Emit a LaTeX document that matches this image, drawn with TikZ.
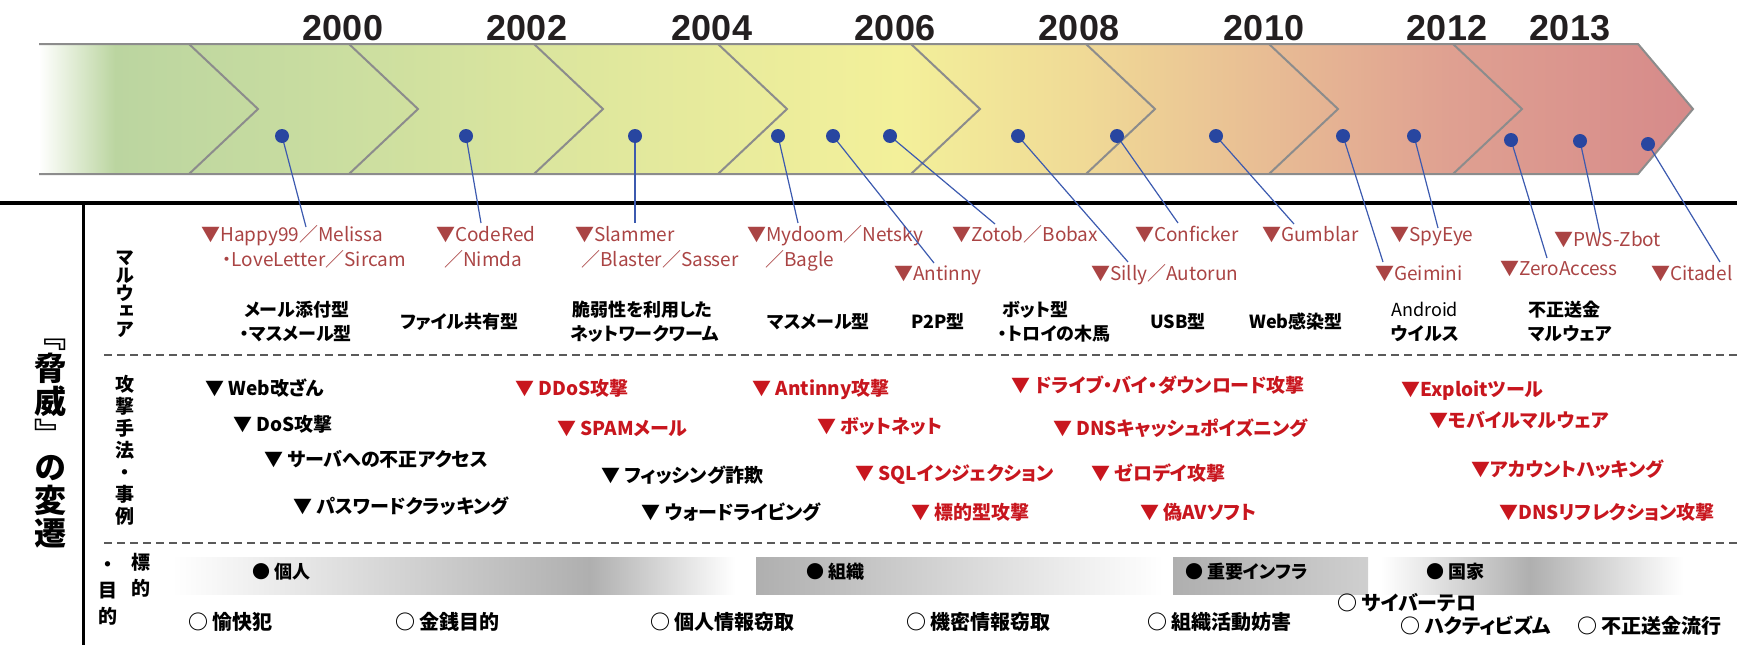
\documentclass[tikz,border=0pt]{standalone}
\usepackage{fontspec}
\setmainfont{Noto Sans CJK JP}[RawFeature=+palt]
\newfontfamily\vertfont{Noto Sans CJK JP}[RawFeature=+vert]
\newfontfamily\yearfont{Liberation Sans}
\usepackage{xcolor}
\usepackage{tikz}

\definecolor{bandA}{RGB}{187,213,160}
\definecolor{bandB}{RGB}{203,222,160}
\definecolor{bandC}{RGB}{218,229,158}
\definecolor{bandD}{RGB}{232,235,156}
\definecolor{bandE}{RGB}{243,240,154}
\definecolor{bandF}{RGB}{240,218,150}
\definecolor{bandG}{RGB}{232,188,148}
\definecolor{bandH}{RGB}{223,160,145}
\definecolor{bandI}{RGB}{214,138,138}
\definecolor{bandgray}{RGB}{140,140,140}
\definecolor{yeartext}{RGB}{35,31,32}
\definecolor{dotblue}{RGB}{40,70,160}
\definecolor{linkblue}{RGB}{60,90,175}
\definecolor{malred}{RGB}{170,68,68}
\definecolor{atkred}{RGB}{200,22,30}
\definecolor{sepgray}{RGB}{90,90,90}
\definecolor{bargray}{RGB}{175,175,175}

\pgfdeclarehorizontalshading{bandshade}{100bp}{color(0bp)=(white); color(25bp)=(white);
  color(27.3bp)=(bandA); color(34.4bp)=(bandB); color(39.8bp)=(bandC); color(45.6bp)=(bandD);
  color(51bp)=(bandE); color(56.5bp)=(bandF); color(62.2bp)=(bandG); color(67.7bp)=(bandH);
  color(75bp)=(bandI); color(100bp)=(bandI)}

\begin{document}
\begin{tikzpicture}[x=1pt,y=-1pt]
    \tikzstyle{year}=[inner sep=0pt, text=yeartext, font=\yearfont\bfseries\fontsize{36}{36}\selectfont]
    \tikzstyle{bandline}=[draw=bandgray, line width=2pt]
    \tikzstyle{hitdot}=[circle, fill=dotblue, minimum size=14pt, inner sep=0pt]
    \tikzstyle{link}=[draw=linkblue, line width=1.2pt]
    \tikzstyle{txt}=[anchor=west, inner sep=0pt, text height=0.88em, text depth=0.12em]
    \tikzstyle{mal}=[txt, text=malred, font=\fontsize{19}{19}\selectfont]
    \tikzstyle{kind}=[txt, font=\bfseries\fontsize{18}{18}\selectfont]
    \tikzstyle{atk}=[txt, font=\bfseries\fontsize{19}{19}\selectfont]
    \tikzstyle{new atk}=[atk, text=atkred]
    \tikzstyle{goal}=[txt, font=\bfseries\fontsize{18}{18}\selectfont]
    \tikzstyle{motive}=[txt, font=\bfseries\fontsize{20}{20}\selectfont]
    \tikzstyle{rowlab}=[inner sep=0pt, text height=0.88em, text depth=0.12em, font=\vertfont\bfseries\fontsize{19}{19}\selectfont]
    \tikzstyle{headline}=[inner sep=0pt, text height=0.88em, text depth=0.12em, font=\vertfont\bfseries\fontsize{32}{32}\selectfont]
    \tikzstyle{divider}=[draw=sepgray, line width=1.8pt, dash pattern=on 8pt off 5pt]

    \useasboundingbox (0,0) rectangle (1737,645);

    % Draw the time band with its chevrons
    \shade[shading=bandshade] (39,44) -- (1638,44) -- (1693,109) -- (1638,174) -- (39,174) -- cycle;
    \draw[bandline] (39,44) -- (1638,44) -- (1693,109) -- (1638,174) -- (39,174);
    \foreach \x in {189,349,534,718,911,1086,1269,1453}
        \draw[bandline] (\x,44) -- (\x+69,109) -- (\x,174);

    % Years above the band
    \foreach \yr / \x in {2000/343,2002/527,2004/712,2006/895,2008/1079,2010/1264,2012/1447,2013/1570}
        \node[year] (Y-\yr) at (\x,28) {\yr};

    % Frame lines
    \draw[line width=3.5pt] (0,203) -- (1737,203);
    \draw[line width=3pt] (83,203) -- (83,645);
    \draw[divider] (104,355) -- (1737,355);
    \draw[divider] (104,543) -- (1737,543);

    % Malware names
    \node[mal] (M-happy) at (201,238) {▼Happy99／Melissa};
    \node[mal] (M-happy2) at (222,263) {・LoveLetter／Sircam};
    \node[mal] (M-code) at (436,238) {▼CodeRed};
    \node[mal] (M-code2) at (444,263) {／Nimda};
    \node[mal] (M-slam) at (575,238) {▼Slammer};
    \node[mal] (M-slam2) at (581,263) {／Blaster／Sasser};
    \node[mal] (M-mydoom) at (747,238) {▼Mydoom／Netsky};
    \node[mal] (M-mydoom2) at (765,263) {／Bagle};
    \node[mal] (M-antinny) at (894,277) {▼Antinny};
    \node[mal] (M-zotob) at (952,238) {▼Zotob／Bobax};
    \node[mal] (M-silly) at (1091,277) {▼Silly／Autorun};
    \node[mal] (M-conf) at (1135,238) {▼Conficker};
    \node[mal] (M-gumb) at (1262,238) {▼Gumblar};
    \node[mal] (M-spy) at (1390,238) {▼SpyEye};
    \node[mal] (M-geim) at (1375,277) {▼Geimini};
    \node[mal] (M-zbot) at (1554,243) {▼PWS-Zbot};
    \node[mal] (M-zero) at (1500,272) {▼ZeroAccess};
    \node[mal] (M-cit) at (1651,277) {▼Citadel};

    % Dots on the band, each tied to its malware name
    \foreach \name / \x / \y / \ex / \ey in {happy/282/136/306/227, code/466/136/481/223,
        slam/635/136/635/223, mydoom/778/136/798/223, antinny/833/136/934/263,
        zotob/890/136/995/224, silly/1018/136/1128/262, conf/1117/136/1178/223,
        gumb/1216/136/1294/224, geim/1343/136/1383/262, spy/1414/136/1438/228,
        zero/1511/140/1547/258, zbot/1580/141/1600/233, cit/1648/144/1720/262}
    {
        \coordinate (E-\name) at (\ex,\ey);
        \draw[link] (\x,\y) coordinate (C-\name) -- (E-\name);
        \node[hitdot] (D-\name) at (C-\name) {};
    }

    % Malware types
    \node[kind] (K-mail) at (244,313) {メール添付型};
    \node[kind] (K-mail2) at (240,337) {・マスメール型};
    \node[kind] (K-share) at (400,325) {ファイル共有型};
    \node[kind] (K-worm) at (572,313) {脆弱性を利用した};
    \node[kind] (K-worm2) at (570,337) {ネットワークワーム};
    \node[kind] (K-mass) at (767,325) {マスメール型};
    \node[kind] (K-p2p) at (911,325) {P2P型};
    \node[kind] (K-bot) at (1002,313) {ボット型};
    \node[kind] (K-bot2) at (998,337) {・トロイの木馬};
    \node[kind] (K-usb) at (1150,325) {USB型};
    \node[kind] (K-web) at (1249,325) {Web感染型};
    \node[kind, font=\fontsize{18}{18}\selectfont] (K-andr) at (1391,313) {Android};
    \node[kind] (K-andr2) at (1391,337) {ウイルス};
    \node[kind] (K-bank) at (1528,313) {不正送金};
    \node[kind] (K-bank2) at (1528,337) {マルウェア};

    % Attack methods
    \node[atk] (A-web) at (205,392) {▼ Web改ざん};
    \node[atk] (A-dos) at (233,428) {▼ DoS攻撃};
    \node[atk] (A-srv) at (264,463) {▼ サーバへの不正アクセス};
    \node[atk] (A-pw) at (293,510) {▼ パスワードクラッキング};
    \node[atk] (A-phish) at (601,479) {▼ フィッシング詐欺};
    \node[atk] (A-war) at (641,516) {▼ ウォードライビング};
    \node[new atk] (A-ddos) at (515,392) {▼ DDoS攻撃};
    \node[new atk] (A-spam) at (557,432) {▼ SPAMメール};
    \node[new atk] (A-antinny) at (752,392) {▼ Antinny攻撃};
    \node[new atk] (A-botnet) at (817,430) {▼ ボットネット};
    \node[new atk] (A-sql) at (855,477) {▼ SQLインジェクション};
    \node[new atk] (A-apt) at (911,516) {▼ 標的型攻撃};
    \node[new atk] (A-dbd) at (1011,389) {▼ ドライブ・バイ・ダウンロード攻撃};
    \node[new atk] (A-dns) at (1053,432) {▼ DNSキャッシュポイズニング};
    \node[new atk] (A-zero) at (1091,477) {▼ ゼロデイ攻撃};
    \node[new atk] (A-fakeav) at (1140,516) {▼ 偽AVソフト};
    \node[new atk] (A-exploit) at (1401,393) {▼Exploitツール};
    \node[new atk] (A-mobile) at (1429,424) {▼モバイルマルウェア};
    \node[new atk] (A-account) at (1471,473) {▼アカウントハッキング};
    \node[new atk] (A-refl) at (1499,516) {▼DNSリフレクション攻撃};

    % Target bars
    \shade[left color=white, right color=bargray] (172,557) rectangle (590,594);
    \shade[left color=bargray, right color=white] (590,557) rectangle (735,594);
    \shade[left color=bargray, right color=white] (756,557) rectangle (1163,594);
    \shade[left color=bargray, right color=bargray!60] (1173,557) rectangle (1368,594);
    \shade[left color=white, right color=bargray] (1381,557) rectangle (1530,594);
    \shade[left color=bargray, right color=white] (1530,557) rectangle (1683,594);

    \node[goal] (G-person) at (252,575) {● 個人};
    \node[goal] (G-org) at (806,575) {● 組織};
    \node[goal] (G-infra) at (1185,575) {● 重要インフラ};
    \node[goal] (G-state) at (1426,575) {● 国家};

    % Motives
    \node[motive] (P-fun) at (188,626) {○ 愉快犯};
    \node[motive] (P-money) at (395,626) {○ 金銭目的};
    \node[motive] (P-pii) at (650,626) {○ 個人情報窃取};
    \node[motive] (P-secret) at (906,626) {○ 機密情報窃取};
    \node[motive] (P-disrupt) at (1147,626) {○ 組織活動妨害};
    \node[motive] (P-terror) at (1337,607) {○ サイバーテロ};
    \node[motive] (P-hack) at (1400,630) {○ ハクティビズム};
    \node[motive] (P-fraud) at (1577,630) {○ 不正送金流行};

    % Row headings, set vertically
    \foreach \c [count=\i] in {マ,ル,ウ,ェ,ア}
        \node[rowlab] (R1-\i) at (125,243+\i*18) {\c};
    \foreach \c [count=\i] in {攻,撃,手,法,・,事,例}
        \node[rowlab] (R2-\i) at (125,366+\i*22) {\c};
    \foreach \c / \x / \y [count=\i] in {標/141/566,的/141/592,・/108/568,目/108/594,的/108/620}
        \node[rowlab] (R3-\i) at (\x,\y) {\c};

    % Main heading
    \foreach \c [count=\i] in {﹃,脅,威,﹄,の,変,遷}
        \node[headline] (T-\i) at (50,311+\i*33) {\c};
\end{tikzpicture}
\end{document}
────────────────────
THE TASK:
Copy all the lines above that hold the string "with".

THE SOLUTION:
Emit a LaTeX document that matches this image, drawn with TikZ.
    % Draw the time band with its chevrons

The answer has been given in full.